Glaucón cuenta a Sócrates cómo el rey Giges poseía un anillo que hace invisible a quien lo lleva al girarlo, de modo que esa persona podría violar las leyes con impunidad absoluta porque nadie lo vería. Glaucón sostiene que si le diéramos ese anillo a "un hombre justo" actuaría igual de mal que un hombre "injusto", porque la única razón que tenemos para obrar bien es el miedo.

Como señala Adela Cortina: "Si esto es así, la verdad es bien triste, porque entonces no es que la justicia nos interese por sí misma: no nos importa dañar a otros ni nos preocupamos por mejorar sus vidas.

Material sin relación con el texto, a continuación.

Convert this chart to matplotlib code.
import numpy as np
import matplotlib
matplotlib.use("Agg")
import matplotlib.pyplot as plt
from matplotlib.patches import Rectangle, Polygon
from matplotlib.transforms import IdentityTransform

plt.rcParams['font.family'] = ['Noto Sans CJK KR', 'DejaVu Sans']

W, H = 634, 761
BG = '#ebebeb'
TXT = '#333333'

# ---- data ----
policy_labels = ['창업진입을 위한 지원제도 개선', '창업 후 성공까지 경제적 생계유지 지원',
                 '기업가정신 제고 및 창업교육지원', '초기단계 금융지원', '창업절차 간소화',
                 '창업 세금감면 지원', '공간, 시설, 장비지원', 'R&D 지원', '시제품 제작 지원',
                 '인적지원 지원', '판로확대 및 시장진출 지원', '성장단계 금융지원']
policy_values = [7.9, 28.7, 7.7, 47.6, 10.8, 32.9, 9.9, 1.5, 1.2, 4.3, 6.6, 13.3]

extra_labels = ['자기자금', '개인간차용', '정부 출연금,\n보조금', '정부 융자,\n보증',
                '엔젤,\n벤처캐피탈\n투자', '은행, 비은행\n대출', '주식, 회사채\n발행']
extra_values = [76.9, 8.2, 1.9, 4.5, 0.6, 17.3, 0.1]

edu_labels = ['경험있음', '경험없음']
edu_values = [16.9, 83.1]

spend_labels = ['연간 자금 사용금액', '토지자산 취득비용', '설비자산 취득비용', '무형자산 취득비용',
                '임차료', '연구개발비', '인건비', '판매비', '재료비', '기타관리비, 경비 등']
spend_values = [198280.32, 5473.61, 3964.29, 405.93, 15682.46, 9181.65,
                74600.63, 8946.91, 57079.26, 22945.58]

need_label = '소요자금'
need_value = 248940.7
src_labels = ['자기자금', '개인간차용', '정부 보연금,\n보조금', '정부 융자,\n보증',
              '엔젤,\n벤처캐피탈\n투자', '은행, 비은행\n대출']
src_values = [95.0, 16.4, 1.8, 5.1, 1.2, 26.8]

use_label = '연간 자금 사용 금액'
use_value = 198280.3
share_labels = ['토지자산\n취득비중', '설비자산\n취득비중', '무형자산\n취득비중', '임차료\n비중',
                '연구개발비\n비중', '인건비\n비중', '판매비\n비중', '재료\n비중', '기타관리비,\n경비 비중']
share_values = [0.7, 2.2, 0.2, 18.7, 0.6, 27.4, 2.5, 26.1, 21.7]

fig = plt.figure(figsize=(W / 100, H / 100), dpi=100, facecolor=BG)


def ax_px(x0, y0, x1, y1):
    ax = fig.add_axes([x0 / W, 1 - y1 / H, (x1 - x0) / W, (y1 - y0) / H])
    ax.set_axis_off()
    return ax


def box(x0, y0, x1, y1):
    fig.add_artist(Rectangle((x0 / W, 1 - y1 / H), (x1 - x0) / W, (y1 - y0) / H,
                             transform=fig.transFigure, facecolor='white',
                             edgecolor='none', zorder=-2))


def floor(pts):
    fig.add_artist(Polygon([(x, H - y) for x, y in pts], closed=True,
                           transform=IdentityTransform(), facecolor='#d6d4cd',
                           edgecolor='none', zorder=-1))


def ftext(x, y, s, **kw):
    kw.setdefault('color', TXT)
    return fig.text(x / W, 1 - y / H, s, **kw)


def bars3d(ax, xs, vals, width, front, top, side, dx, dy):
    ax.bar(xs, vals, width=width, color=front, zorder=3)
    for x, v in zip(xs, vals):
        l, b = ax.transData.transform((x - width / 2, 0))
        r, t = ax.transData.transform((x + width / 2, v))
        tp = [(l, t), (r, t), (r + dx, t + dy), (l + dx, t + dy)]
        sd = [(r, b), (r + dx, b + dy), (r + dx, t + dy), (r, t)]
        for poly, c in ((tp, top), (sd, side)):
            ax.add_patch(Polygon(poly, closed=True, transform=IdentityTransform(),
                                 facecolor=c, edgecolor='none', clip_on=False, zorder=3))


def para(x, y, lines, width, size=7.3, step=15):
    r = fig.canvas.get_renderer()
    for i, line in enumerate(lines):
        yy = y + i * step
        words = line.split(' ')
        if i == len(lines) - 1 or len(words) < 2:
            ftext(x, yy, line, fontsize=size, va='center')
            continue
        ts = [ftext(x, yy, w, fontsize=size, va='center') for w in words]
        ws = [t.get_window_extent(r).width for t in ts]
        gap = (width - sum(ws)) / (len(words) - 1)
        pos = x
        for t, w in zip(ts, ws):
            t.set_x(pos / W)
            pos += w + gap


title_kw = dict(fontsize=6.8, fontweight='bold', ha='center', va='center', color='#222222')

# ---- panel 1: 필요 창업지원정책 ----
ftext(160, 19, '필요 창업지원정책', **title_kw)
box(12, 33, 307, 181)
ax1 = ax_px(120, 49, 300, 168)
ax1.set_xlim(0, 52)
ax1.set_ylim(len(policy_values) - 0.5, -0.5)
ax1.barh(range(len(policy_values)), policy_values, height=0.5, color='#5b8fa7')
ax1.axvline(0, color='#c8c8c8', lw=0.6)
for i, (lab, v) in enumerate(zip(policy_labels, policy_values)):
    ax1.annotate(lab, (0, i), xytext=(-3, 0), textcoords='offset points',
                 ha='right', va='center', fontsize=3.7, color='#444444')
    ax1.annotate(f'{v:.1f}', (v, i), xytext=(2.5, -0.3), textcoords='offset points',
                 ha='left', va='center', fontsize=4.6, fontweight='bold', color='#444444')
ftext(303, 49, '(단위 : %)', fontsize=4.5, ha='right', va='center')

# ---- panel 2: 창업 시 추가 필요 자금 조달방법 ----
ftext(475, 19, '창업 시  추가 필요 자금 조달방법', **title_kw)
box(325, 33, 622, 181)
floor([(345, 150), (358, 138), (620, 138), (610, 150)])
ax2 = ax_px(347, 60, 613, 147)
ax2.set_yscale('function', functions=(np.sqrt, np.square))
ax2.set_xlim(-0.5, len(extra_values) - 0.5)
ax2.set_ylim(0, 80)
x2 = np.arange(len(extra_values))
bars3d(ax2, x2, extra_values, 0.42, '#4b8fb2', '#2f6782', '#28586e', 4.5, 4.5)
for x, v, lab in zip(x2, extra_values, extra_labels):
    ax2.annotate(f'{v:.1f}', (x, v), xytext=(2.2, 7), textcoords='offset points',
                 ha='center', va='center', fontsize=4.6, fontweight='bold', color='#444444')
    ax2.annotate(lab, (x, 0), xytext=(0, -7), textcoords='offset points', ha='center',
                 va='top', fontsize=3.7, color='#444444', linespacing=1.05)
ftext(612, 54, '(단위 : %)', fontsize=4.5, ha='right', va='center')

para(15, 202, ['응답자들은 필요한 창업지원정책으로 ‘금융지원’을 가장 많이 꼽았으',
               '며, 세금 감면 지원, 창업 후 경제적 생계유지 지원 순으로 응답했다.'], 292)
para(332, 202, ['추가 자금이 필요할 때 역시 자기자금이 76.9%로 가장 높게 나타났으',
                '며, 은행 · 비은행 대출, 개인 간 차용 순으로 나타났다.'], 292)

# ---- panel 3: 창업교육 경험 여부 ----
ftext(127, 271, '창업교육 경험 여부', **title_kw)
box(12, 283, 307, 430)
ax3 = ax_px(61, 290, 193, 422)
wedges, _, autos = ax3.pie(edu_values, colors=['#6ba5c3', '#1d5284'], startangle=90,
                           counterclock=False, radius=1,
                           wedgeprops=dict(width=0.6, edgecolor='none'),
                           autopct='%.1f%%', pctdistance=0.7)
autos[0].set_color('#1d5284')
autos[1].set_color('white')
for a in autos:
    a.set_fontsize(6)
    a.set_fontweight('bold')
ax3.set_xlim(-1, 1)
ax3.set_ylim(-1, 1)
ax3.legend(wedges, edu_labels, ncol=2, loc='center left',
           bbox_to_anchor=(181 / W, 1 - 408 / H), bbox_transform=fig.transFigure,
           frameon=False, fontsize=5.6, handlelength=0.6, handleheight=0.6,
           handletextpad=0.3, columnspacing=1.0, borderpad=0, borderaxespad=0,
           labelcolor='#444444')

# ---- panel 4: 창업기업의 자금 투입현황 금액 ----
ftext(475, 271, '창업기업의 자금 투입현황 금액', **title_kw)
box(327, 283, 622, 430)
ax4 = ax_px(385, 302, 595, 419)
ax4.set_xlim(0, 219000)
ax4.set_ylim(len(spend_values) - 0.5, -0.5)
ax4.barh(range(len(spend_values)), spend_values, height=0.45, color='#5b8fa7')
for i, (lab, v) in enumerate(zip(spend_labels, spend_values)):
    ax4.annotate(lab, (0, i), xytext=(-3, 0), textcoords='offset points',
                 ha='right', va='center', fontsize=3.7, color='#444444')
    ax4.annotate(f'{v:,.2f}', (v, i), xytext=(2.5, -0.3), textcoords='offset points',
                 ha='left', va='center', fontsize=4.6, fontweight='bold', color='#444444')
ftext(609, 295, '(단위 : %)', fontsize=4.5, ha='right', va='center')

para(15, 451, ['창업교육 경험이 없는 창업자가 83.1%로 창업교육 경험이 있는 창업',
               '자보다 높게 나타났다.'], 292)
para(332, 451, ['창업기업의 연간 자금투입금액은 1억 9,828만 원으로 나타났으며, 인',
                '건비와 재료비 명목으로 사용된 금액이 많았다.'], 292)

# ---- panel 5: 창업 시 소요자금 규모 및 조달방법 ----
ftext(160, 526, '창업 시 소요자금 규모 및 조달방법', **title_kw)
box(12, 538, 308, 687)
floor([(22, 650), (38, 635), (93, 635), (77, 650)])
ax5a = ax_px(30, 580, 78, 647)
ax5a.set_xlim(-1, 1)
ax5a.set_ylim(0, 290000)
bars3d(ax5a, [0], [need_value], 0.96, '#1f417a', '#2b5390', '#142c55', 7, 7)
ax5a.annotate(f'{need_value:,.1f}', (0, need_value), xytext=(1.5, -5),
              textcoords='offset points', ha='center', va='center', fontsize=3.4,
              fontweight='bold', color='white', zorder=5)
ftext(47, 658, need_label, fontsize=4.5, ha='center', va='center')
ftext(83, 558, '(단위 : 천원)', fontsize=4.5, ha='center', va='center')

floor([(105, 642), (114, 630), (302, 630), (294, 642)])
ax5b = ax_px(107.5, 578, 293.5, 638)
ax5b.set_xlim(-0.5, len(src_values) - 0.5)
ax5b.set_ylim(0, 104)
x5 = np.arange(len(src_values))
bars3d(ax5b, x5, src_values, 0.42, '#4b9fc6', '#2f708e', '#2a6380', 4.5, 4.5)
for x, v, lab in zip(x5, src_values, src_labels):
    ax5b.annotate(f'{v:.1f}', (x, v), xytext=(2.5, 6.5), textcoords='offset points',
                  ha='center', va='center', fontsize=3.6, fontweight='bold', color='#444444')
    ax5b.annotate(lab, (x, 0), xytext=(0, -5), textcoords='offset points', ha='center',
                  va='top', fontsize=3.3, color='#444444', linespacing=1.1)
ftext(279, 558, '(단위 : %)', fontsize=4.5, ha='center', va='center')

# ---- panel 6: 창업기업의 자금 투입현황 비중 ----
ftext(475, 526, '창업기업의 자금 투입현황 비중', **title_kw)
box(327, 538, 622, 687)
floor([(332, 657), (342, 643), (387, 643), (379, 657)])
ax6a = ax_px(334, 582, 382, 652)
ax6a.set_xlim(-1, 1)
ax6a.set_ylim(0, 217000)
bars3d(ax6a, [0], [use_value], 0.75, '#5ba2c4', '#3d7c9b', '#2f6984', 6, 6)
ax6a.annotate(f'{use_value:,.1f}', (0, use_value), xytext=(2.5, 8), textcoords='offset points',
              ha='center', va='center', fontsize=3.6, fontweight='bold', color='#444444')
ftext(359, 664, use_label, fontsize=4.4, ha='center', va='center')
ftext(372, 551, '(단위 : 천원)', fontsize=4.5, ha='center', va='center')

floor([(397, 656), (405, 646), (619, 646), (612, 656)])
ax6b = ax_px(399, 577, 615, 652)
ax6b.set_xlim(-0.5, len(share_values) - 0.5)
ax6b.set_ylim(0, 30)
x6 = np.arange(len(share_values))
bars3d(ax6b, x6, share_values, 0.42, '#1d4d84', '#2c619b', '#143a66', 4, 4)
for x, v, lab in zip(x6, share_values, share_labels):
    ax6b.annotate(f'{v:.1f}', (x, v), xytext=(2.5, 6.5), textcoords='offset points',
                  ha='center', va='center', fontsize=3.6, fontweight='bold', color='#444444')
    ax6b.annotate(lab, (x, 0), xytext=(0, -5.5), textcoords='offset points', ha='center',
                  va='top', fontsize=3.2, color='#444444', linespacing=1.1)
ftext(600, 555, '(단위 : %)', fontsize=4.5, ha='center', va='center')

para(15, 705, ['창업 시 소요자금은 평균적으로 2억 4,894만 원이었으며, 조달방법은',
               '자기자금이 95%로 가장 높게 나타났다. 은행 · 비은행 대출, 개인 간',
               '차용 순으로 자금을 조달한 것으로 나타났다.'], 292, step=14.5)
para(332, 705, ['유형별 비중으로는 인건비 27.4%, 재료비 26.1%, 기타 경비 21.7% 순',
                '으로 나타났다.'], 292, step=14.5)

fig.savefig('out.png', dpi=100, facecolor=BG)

Lo único que nos disuade de cometer tropelías es el miedo a la cárcel, a la multa, al descrédito, a la vergüenza social."

Está más o menos demostrado que en algunos países existen fábricas de 'trolls'; es decir, existen trolls profesionales que cobran por su trabajo, y que participan en campañas de difamación o de acoso.

Poco a poco, al tratarse de un fenómeno relativamente nuevo, empezamos a darnos cuenta de las consecuencias sociales que la influencia de estos 'trolls' puede producir. También de cómo pueden afectar a nuestra salud si entramos en su juego y sus ataques elevan nuestra ansiedad.

Aunque últimamente la preocupación empieza a derivar hacia las graves consecuencias económicas que su existencia está ya produciendo. Hemos leído en los medios hace pocas fechas cómo parece que nadie quiere comprar Twitter por culpa de la abundancia de trolls, pues se trata de la red más dañada por sus acciones.

Así que no estamos hablando de algo anecdótico y casi jocoso, sino de un fenómeno muy preocupante en términos de comunicación social, con derivaciones políticas, económicas y de todo tipo. En el fondo, un fenómeno nuevo que nadie sabe muy bien cómo afrontar.